Barbara and Carlton Molette
Barbara and Carlton Molette have each authored plays and articles individually and together they have co-authored plays, scholarly articles and the books, Black Theatre: Premise and Presentation, and Afrocentric Theatre. Dramatists Guild members since 1971, their playwrighting collaborations began with ROSALEE PRITCHETT, premiered by the Morehouse-Spelman Players in 1970 and produced in New York by the Negro Ensemble Company in 1971, by the Free Southern Theatre in New Orleans and on tour, by several university theatres and published by Dramatists Play Service and in Black Writers of America. They received Black Theatre Network’s Lifetime Membership Award in 2012, National Black Theatre Festival’s Living Legend Award in 2013 and Atlanta Black Theatre Festival’s Legend award in 2016.
Ifa Bayeza
Ifa Bayeza is an award-winning theater artist and novelist.

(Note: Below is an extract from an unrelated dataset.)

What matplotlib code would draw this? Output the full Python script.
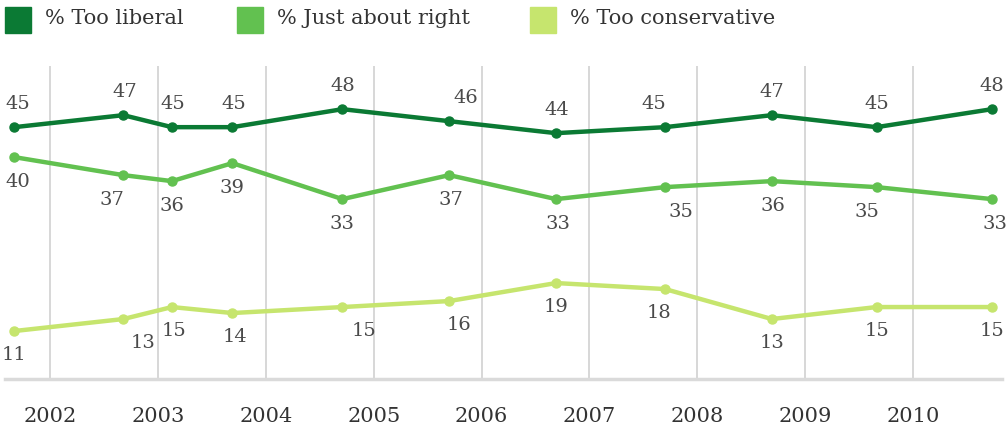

Her critically acclaimed drama The Ballad of Emmett Till premiered at the Goodman Theatre in Chicago and was awarded a Eugene O’Neill National Playwrights Conference fellowship and the Mystery Writers of America Edgar Award for Best Play. The Ballad made its West Coast premiere at the Fountain Theatre in Los Angeles, garnering six Ovation Awards, including Best Production; four Drama Desk Critics’ Circle Awards, including Best Production; and the Backstage Garland Award for Best Playwriting. After numerous critically acclaimed regional productions, Bayeza has expanded The Ballad into The Till Trilogy, recounting the epic Civil Rights saga in three distinct dramas. In June 2018, Mosaic Theatre in Washington DC will present for the first time all three plays, The Ballad of Emmett Till, benevolence and That Summer in Sumner, in sequence. Other innovative works for the stage include Ta’zieh – Between Two Rivers; Welcome to Wandaland; String Theory and Homer G & the Rhapsodies in The Fall of Detroit, for which she received a Kennedy Center Fund for New American Plays Award. Musicals include Charleston Olio, a Fred Ebb Musical Theatre Award finalist, and Kid Zero with music by multiple Grammy-nominee Harvey Mason. Bayeza is also a novelist, debuting with the "gorgeous" (NY Times), "magical" (Elle), “dazzling” (Essence) Some Sing, Some Cry, co-authored with her sister Ntozake Shange. A graduate of Harvard University and formerly Distinguished Artist-in-Residence and Sr. Visiting Lecturer in the Department of Africana Studies at Brown University, she was named 2014 Rhode Island State Council on the Arts Playwriting Fellow. Currently, she is pursuing her MFA in Directing and Dramaturgy at the University of Massachusetts Amherst, where she will be directing her adaptation of Wallace Thurman’s Harlem Renaissance classic novel Infants of the Spring, premiering at UMass Amherst Rand Theater in March 2018.